The hard truth is this: organizations worldwide spend tens of billions of dollars each year on professional development, management training, employee perks, and the like, yet large-scale surveys consistently report that the majority of employees are disengaged. Something isn’t working, and it’s because many of the methods companies use to engage their people are focused more on processes and strategies and less on pure relationships. My approach in coaching and consulting is to focus deeply on the individual: who they are, what motivates them, how they communicate and interact, how they develop trust and get others involved. That’s what makes companies perform at their best, and surveys consistently reveal this. People follow people, not titles, as my friend Jordan Kemper says.

2. Mindset

Q: What mindset distinguished you from others who were doing the same thing? How did you develop it?

I’ve always believed that people are very fundamentally similar once you get to know them. We have deep needs for love, connection, meaning, stability. We do what we do, whether operating a complex organization or whether we’re figuring out the next few months of our lives, out of deep-seated needs for comfort, control, approval, power, hope. With the thousands of relationships I’ve developed over the years, I’ve been able to sense patterns and understand enough about the human psyche that I’ve learned how change works. This has helped me get past barriers of not initially knowing the intricacies of a particular industry, not having insider knowledge of a particular product, and the like. For some coaches and consultants, this can be a barrier, but for me, it’s always been a challenge: “Even if I’ve never met you before, if we have a conversation, how quickly can we get to the root issue of what’s holding you or your organization back?” And I embrace it.
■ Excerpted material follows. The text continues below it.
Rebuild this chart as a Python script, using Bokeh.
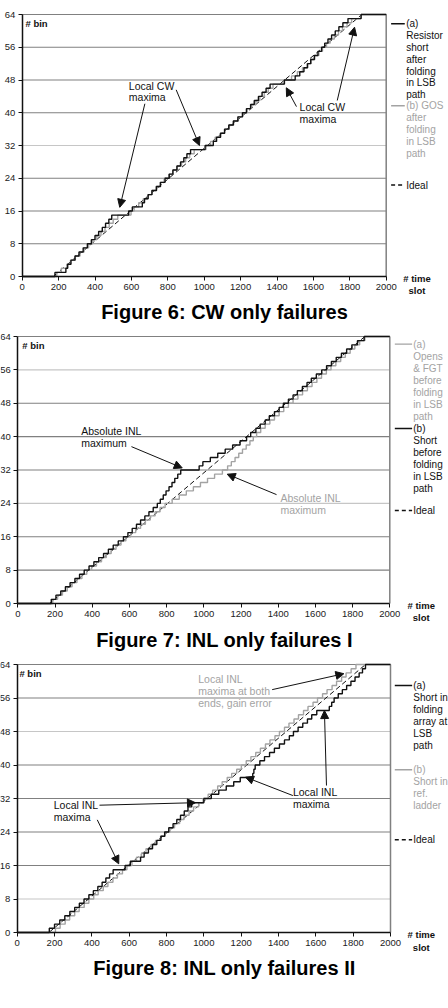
from bokeh.plotting import figure
from bokeh.models import Range1d, Arrow, NormalHead, Title, FixedTicker
from bokeh.layouts import column
from bokeh.core.properties import value
from bokeh.embed import file_html
from bokeh.resources import INLINE

FONT = "Liberation Sans"

# ---------------- data ----------------
time_ticks = [0, 200, 400, 600, 800, 1000, 1200, 1400, 1600, 1800, 2000]
bin_ticks = [0, 8, 16, 24, 32, 40, 48, 56, 64]
bins = list(range(0, 65))          # output code levels 0..64

ideal_slots = [0, 170, 1866, 2000]
ideal_bins = [0, 0, 64, 64]

# time slot at which each code 1..64 is first reached
fig6_a = [180, 240, 250, 268, 290, 312, 335, 358, 380, 400, 420, 440, 458, 476, 492, 585,
          605, 660, 672, 692, 713, 738, 760, 785, 808, 828, 850, 870, 888, 905, 925, 1005,
          1050, 1068, 1090, 1112, 1135, 1160, 1185, 1210, 1232, 1255, 1275, 1298, 1318, 1340, 1362, 1440,
          1500, 1525, 1548, 1568, 1585, 1605, 1625, 1645, 1662, 1680, 1700, 1720, 1740, 1762, 1790, 1862]
fig6_b = [190, 215, 245, 265, 292, 318, 340, 365, 388, 410, 433, 455, 478, 500, 525, 598,
          615, 640, 665, 690, 712, 735, 758, 780, 805, 828, 852, 876, 898, 920, 945, 1010,
          1035, 1060, 1088, 1112, 1138, 1162, 1188, 1212, 1236, 1260, 1284, 1306, 1330, 1352, 1378, 1442,
          1480, 1512, 1540, 1565, 1588, 1608, 1630, 1650, 1672, 1692, 1715, 1738, 1760, 1785, 1810, 1862]
fig7_a = [188, 214, 240, 266, 292, 318, 345, 371, 397, 423, 450, 476, 502, 528, 555, 581,
          607, 634, 660, 686, 712, 738, 765, 792, 830, 868, 906, 944, 982, 1020, 1058, 1100,
          1128, 1148, 1168, 1188, 1208, 1228, 1248, 1266, 1284, 1306, 1330, 1355, 1380, 1405, 1430, 1455,
          1480, 1506, 1531, 1557, 1582, 1608, 1633, 1659, 1684, 1710, 1736, 1761, 1787, 1812, 1838, 1866]
fig7_b = [180, 205, 231, 256, 281, 307, 332, 357, 383, 409, 435, 461, 487, 513, 540, 568,
          592, 615, 638, 660, 683, 705, 728, 750, 766, 782, 797, 813, 829, 844, 860, 876,
          975, 995, 1035, 1075, 1115, 1155, 1195, 1230, 1252, 1280, 1303, 1330, 1352, 1380, 1405, 1428,
          1455, 1480, 1503, 1530, 1555, 1578, 1605, 1634, 1660, 1686, 1712, 1740, 1768, 1796, 1826, 1862]
fig8_a = [172, 200, 228, 255, 282, 308, 333, 358, 384, 408, 432, 455, 475, 495, 514, 578,
          606, 661, 680, 703, 725, 748, 770, 790, 812, 835, 855, 875, 895, 915, 935, 1000,
          1040, 1080, 1120, 1160, 1195, 1262, 1268, 1275, 1300, 1325, 1352, 1378, 1405, 1432, 1458, 1480,
          1505, 1530, 1555, 1578, 1605, 1672, 1685, 1698, 1720, 1742, 1765, 1788, 1810, 1832, 1850, 1866]
fig8_b = [205, 230, 257, 281, 308, 332, 359, 384, 410, 434, 461, 486, 513, 537, 564, 588,
          615, 639, 666, 690, 717, 741, 768, 792, 819, 843, 870, 894, 921, 945, 972, 996,
          1023, 1047, 1074, 1098, 1125, 1149, 1176, 1201, 1227, 1252, 1278, 1303, 1330, 1354, 1381, 1405,
          1432, 1456, 1483, 1507, 1534, 1558, 1585, 1609, 1636, 1660, 1687, 1711, 1738, 1762, 1789, 1815]

BLACK = "#111111"
GRAY = "#a3a3a3"
GRID_DARK = "#808080"
GRID_LIGHT = "#c6c6c6"
WIDTH = 448

panels = [
    dict(caption="Figure 6: CW only failures", height=330,
         left=21.7, right=385.7, top=14, zero=276, extra=21, cap_offset=-2, cap_standoff=3,
         series=[(fig6_b, GRAY), (fig6_a, BLACK)], light=[32],
         legend=[(["(a)", "Resistor", "short", "after", "folding", "in LSB", "path"], BLACK, "solid", 9.3),
                 (["(b) GOS", "after", "folding", "in LSB", "path"], GRAY, "solid", 91.3),
                 (["Ideal"], BLACK, "dashed", 170.5)],
         leg=(2027, 2102, 2110, 11.8),
         texts=[("Local CW", 586, 46.6, BLACK), ("maxima", 586, 43.8, BLACK),
                ("Local CW", 1524, 41.3, BLACK), ("maxima", 1524, 38.4, BLACK)],
         arrows=[(674, 42.2, 536, 16.9), (846, 45.6, 974, 32.0),
                 (1507, 41.5, 1451, 46.1), (1731, 43.0, 1826, 60.9)],
         bin_lab=(18, 61.9), time_lab=(2169, -0.4, -3.5)),
    dict(caption="Figure 7: INL only failures I", height=330,
         left=17.3, right=389.3, top=6, zero=273, extra=21, cap_offset=-2, cap_standoff=4,
         series=[(fig7_a, GRAY), (fig7_b, BLACK)], light=[56, 24],
         legend=[(["(a)", "Opens", "& FGT", "before", "folding", "in LSB", "path"], GRAY, "solid", 7.6),
                 (["(b)", "Short", "before", "folding", "in LSB", "path"], BLACK, "solid", 92.0),
                 (["Ideal"], BLACK, "dashed", 174.0)],
         leg=(2027, 2120, 2126, 12.0),
         texts=[("Absolute INL", 341, 41.3, BLACK), ("maximum", 341, 38.4, BLACK),
                ("Absolute INL", 1412, 25.3, GRAY), ("maximum", 1412, 22.4, GRAY)],
         arrows=[(611, 37.6, 884, 32.5), (1391, 26.1, 1126, 31.0)],
         bin_lab=(24, 61.8), time_lab=(2169, -0.4, -3.4)),
    dict(caption="Figure 8: INL only failures II", height=348,
         left=16.7, right=390.0, top=4, zero=272, extra=21, cap_offset=-2, cap_standoff=3,
         series=[(fig8_b, GRAY), (fig8_a, BLACK)], light=[48, 8],
         legend=[(["(a)", "Short in", "folding", "array at", "LSB", "path"], BLACK, "solid", 21.0),
                 (["(b)", "Short in", "ref.", "ladder"], GRAY, "solid", 105.3),
                 (["Ideal"], BLACK, "dashed", 175.3)],
         leg=(2023, 2116, 2122, 12.0),
         texts=[("Local INL", 970, 60.6, GRAY), ("maxima at both", 970, 57.7, GRAY),
                ("ends, gain error", 970, 54.8, GRAY),
                ("Local INL", 196, 30.4, BLACK), ("maxima", 196, 27.5, BLACK),
                ("Local INL", 1477, 33.5, BLACK), ("maxima", 1477, 30.6, BLACK)],
         arrows=[(1366, 58.0, 1750, 61.8), (441, 30.4, 955, 31.0), (429, 26.9, 544, 16.4),
                 (1477, 32.7, 1223, 37.1), (1657, 35.1, 1646, 53.0)],
         bin_lab=(12, 61.9), time_lab=(2165, -0.5, -3.5)),
]


def make_panel(cfg):
    plot_h = cfg["zero"] - cfg["top"]          # pixels for bins 0..64
    ppb = plot_h / 64.0
    y_min = -cfg["extra"] / ppb                # room below the x axis inside the frame
    y_max = bin_ticks[-1] + cfg["top"] / ppb   # room above the top gridline
    border_bottom = cfg["height"] - cfg["zero"] - cfg["extra"]
    pps = (cfg["right"] - cfg["left"]) / (time_ticks[-1] - time_ticks[0])   # px per slot
    x_start = -cfg["left"] / pps
    x_end = (WIDTH - cfg["left"]) / pps
    p = figure(width=WIDTH, height=cfg["height"],
               x_range=Range1d(x_start, x_end), y_range=Range1d(y_min, y_max),
               output_backend="svg", toolbar_location=None,
               min_border_left=0, min_border_right=0,
               min_border_top=0, min_border_bottom=border_bottom,
               background_fill_color="white", border_fill_color="white",
               outline_line_color=None)
    p.xgrid.visible = False
    p.ygrid.visible = False

    # horizontal gridlines and plot border (restricted to 0..2000)
    gx0 = time_ticks[0]
    gx1 = time_ticks[-1]
    levels = bin_ticks[1:]
    colors = [GRID_LIGHT if lv in cfg["light"] else GRID_DARK for lv in levels]
    p.segment(x0=[gx0] * len(levels), x1=[gx1] * len(levels), y0=levels, y1=levels,
              line_color=colors, line_width=1.2)
    p.segment(x0=[gx1], x1=[gx1], y0=[bin_ticks[0]], y1=[bin_ticks[-1]],
              line_color=GRID_DARK, line_width=1.5)

    # axes (drawn at the data origin, inside the frame)
    p.xaxis.fixed_location = 0
    p.yaxis.fixed_location = 0
    for ax, ticks, bnds in ((p.xaxis, time_ticks, (0, 2000)), (p.yaxis, bin_ticks, (0, 64))):
        ax.ticker = FixedTicker(ticks=ticks)
        ax.bounds = bnds
        ax.axis_line_color = BLACK
        ax.axis_line_width = 1.5
        ax.major_tick_line_color = BLACK
        ax.major_tick_out = 4
        ax.major_tick_in = 0
        ax.minor_tick_line_color = None
        ax.major_label_text_font = FONT
        ax.major_label_text_font_size = "9.5px"
        ax.major_label_text_color = "#222222"
        ax.major_label_standoff = 3

    # ideal line
    p.line(ideal_slots, ideal_bins, line_color=BLACK, line_width=1, line_dash="5 3")

    # staircase series
    for trans, col in cfg["series"]:
        xs = [time_ticks[0]] + trans + [time_ticks[-1]]
        ys = bins + [bins[-1]]
        p.step(xs, ys, mode="after", line_color=col, line_width=1.4)

    # legend (drawn in the right part of the frame)
    lx0, lx1, ltx, lstep = cfg["leg"]
    for lines, col, dash, top_px in cfg["legend"]:
        yb = 64 - top_px / ppb
        p.line([lx0, lx1], [yb, yb], line_color=col, line_width=1.4,
               line_dash="4 3" if dash == "dashed" else "solid")
        ys = [64 - (top_px + i * lstep) / ppb for i in range(len(lines))]
        p.text(x=[ltx] * len(lines), y=ys, text=lines, text_font=value(FONT),
               text_font_size="10px", text_color=col, text_align="left",
               text_baseline="middle")

    # annotation texts and arrows
    for t, x, y, col in cfg["texts"]:
        p.text(x=[x], y=[y], text=[t], text_font=value(FONT), text_font_size="10.5px",
               text_color=col, text_align="left", text_baseline="middle")
    for x0, y0, x1, y1 in cfg["arrows"]:
        p.add_layout(Arrow(x_start=x0, y_start=y0, x_end=x1, y_end=y1,
                           line_color=BLACK, line_width=1,
                           end=NormalHead(size=8, fill_color=BLACK, line_color=BLACK,
                                          line_width=1)))

    bx, by = cfg["bin_lab"]
    p.text(x=[bx], y=[by], text=["# bin"], text_font=value(FONT), text_font_size="9.5px",
           text_font_style="bold", text_color=BLACK, text_align="left", text_baseline="middle")
    tx, ty1, ty2 = cfg["time_lab"]
    p.text(x=[tx, tx], y=[ty1, ty2], text=["# time", "slot"], text_font=value(FONT),
           text_font_size="9.5px", text_font_style="bold", text_color=BLACK,
           text_align="center", text_baseline="middle")

    p.add_layout(Title(text=cfg["caption"], align="center", offset=cfg["cap_offset"],
                       text_font=FONT, text_font_size="20px", text_font_style="bold",
                       text_color="black", standoff=cfg["cap_standoff"]), "below")
    return p


figs = [make_panel(c) for c in panels]
layout = column(*figs, spacing=0)
open("out.html", "w").write(file_html(layout, INLINE))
People are people, and helping people improve and change is a universal process. Understand what makes people tick, and you’ll understand leadership.

3. What is your definition of success?

I’m a Christ follower, so my first definition of success would be obeying God and living out what he’s called me to. Additionally, I want to help as many people and as many organizations as I possibly can. Every day I see people and organizations in so much turmoil and pain, and I just want things to be different for them. If I can help create lasting change in a person’s life and help an organization become a thriving place where people feel safe, empowered and fulfilled working there, that would be success for me. Lastly, being able to do whatever, whenever, with whomever, is a nice definition as well!

4. Failure

Q: What do you think is the main reason why some people face failure when going after their vision?

I think people fail for a variety of reasons. Fear is a prominent one. We condition ourselves to think in certain ways about what we can or can’t do, and when we try break out of that mental mold we’ve made for ourselves, it’s so raw and unfamiliar that we can retreat back into old ways of thinking. I tell my clients often, “Fear is the brain’s way of trying to keep you safe. The brain is hardwired to protect us, and if your brain had its way, we would all be lying in bed all day and never take any risks. If you want change, you have to push back against old ways of thinking and call out your fears for what they are.” Also, we live in a generation that expects things to happen the first time we try them, and if they don’t, we give up. We’re pretty impatient. Most people fail because they don’t always realize that it takes time, patience, and trying different things to accomplish your goals. Tangential to this, we can be pretty entitled and self-important as well, and when the world doesn’t bend to exactly what we want when we’re going after our vision, we tend to fall apart. You have to be flexible and willing to adjust in order to achieve your goals.

5. What is the best piece of advice you have received or came across and would like to share with everyone?

One of my favorite quotations comes from Rory Vaden: “Success isn’t owned; it’s leased, and rent is due every day.”